Sunday, 22 February 2009

Circus and Couture


Oops, I haven't posted for ages because I've been out and about doing things! At the beginning of February, the Wolf and I went to Tasmania for four days of circus action at the Tasmanian Circus Festival. It is held every other year at Lone Star, Golconda, which is in the middle of the bush about an hour's drive from Launceston. It's such a great weekend, we even camped. I'm a girl who likes hot showers, flushing toilets and comfortable beds on her holidays, so the fact that I was willing to forgo all of them should indicate just how worth going the festival is. There were some amazing acts not only from all over Australia but also from overseas, and in between, as we milled around the big grassed area, people were spontaneously juggling, riding unicycles around,.or practicing their backflips. It's a real family event, and I've never seen so many delicious babies in my life! I didn't take very many photos because I would get lost in the moment and forget, but above is one of the big trapeze they had set up which you could have a go on (I was too scared, perhaps next time?).

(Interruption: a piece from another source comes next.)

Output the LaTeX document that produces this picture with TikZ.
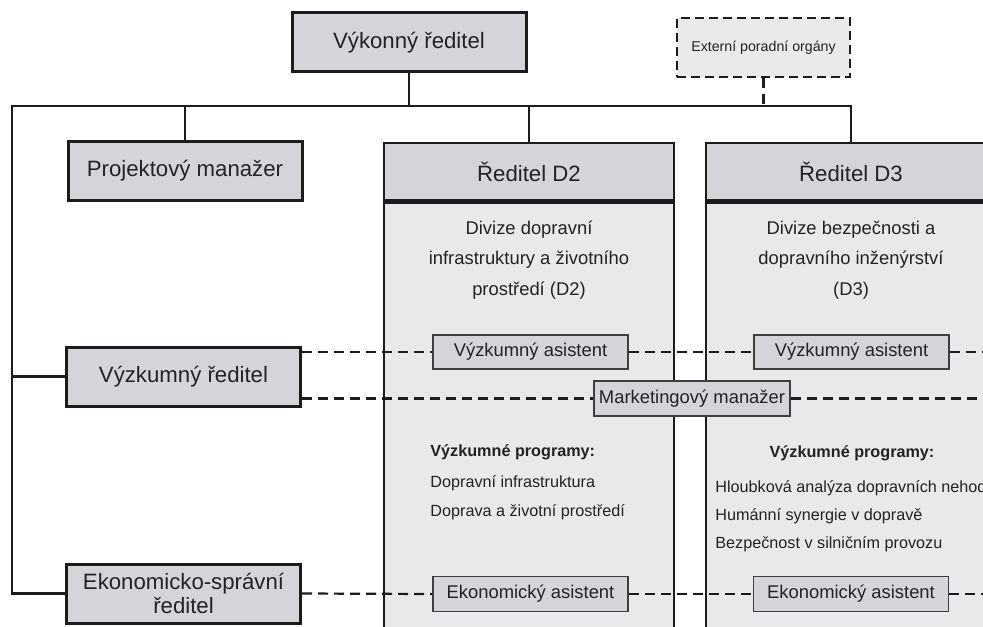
\documentclass[tikz,border=0pt]{standalone}
\usepackage{fontspec}
\setmainfont{Liberation Sans}
\usetikzlibrary{positioning}
\definecolor{boxfill}{RGB}{211,213,217}
\definecolor{panelfill}{RGB}{232,233,235}
\definecolor{ink}{RGB}{28,28,28}
\definecolor{edgegray}{RGB}{62,62,62}
\definecolor{txt}{RGB}{35,35,35}
\begin{document}
\begin{tikzpicture}[x=0.5pt, y=-0.5pt,
  role/.style     = {draw=ink, line width=1.5pt, fill=boxfill, minimum width=117pt, minimum height=29.5pt,
                     inner sep=0pt, align=center, text=txt, font=\fontsize{11.1}{11.6}\selectfont},
  advisory/.style = {draw=ink, line width=1.4pt, dash pattern=on 4.5pt off 2.5pt, fill=panelfill,
                     minimum width=86.5pt, minimum height=29.5pt, inner sep=0pt, text=txt, font=\fontsize{7.1}{8.5}\selectfont},
  divhead/.style  = {role, line width=1.3pt, minimum width=145pt, minimum height=28.5pt},
  divbody/.style  = {draw=ink, line width=1.3pt, fill=panelfill, minimum width=145pt, minimum height=216pt, inner sep=0pt},
  staff/.style    = {draw=edgegray, line width=0.8pt, fill=boxfill, minimum width=97.5pt, minimum height=17pt,
                     inner sep=0pt, text=txt, font=\fontsize{9.2}{11}\selectfont},
  desc/.style     = {align=center, text=txt, font=\fontsize{9.2}{15.3}\selectfont},
  prog/.style     = {align=left, text=txt, inner sep=0pt, font=\fontsize{8.1}{14.5}\selectfont},
  conn/.style     = {draw=ink, line width=1.1pt},
  link/.style     = {draw=ink, line width=1.1pt, dash pattern=on 5pt off 3pt}
]
\useasboundingbox (0,0) rectangle (983,626);
\clip (0,0) rectangle (983,626);

\node[role]     (ceo) at (409,42.5)   {Výkonný ředitel};
\node[advisory] (ext) at (763.5,47.5) {Externí poradní orgány};
\node[role]     (pm)  at (185,171)    {Projektový manažer};
\node[role]     (vr)  at (183.5,376.5) {Výzkumný ředitel};
\node[role]     (er)  at (183.5,593.5) {Ekonomicko-správní\\ředitel};

\node[divhead] (d2head) at (529,171.5) {Ředitel D2};
\node[divbody, anchor=north] (d2body) at (d2head.south) {};
\node[divhead] (d3head) at (851,171.5) {Ředitel D3};
\node[divbody, anchor=north] (d3body) at (d3head.south) {};

\node[desc] (desc2) at (529,260) {Divize dopravní\\infrastruktury a životního\\prostředí (D2)};
\node[desc] (desc3) at (851,260) {Divize bezpečnosti a\\dopravního inženýrství\\(D3)};

\node[prog, anchor=north west] (prog2) at (430,444)
  {\textbf{Výzkumné programy:}\\[1pt]Dopravní infrastruktura\\Doprava a životní prostředí};
\node[prog, font=\bfseries\fontsize{8.1}{14.5}\selectfont] (prog3head) at (852,453) {Výzkumné programy:};
\node[prog, anchor=north west, font=\fontsize{8.1}{14}\selectfont] (prog3) at (715,480)
  {Hloubková analýza dopravních nehod\\Humánní synergie v dopravě\\Bezpečnost v silničním provozu};

\node[staff] (va2) at (530.5,352) {Výzkumný asistent};
\node[staff] (va3) at (851.5,352) {Výzkumný asistent};
\node[staff, minimum width=98pt, minimum height=17.5pt] (mm) at (692,398.5) {Marketingový manažer};
\node[staff, minimum height=17.5pt] (ea2) at (530.5,594) {Ekonomický asistent};
\node[staff, minimum height=17.5pt] (ea3) at (851,594) {Ekonomický asistent};

\coordinate (spine) at (12,106);
\coordinate (edgeR) at (990,0);

\draw[conn] (ceo.south) -- (ceo.south |- spine);
\draw[conn] (er.west) -| (spine) -| (d3head.north);
\draw[conn] (vr.west) -- (vr.west -| spine);
\draw[conn] (spine -| pm.north) -- (pm.north);
\draw[conn] (spine -| d2head.north) -- (d2head.north);
\draw[link] (ext.south) -- (ext.south |- spine);

\draw[link] (vr.east |- va2.west) -- (va2.west);
\draw[link] (va2.east) -- (va3.west);
\draw[link] (va3.east) -- (va3.east -| edgeR);
\draw[link] (vr.east |- mm.west) -- (mm.west);
\draw[link] (mm.east) -- (mm.east -| edgeR);
\draw[link] (er.east) -- (ea2.west);
\draw[link] (ea2.east) -- (ea3.west);
\draw[link] (ea3.east) -- (ea3.east -| edgeR);
\end{tikzpicture}
\end{document}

On St Valentine's Day, we decided to go with the cheesyness of the day and go to Luna Park, which is an historic amusement park in Melbourne. It was opened in 1912, and has the oldest continuously-operating rollercoaster in the world, the Scenic Railway. The whole place has a rather shabby air about it, which I rather liked, and some of the rides are incredibly old, such as the Scenic Railway (1912), the Ghost Train (1934), and a beautiful American carousel (1913). I'd never been on a roller coaster before, so that was pretty cool (and scary) and we went on most of the other rides, and had fairy floss and hot dogs, felt sick, and saw some rather magnificent bogans.


Yesterday, I went to Bendigo on the train to see The Golden Age of Couture exhibition at the Bendigo Art Gallery.
It was just as spectacular as I had expected, with simply heaps of clothing, including a whole room full of the most ravishing evening gowns, including this gorgeous red chiffon one by Jean Desses from 1953.
My favourite by far was this voided silk velvet evening dress by Bianchini Ferie from 1948. Click on it to see a larger picture, and admire the detail of the velvet checks in the fabric. It is so sumptuous and elegant, and I love the neckline with the velvet bows.


There was also an amazing doll called Miss Lachasse, who was one of a collection of fashion dolls created for a touring exhibion in 1954 by the Lachasse couture house. She was based on their leading model, Virginia Woodford, and had a collection of minature clothes and accessories of the type that a couture client would possess, including the world's smallest pair of fully-fashioned nylon stockings. Below you can see some of her wardrobe, with a minature bra and girdle, a grey wool day dress with patent leather buckle, a leather handbag with a mirror and purse, tiny gloves, and packages of stockings. She also had two tweed suits, a tweed coat, a silk dress with matching jacket, a mink coat, jewellery, cigarettes with a holder, hankerchiefs, and a pen and stationary.


If you are at all interested in fashion, I urge you to visit the exhibition, as it is on until sometime in March. All the photos are from the V&A Museum site, so have a look at that if you can't make it to Bendigo.

1 comment:

  1. I want that doll and her clothes for myslef. It is so funny to see that girdle miniaturized. It looks so normal to see a girdle now. Since it has become as normal to me as putting on my bra, when I see ads in my old magazines now, it just seems natural and I often find myself looking at them as if I can go out and buy one.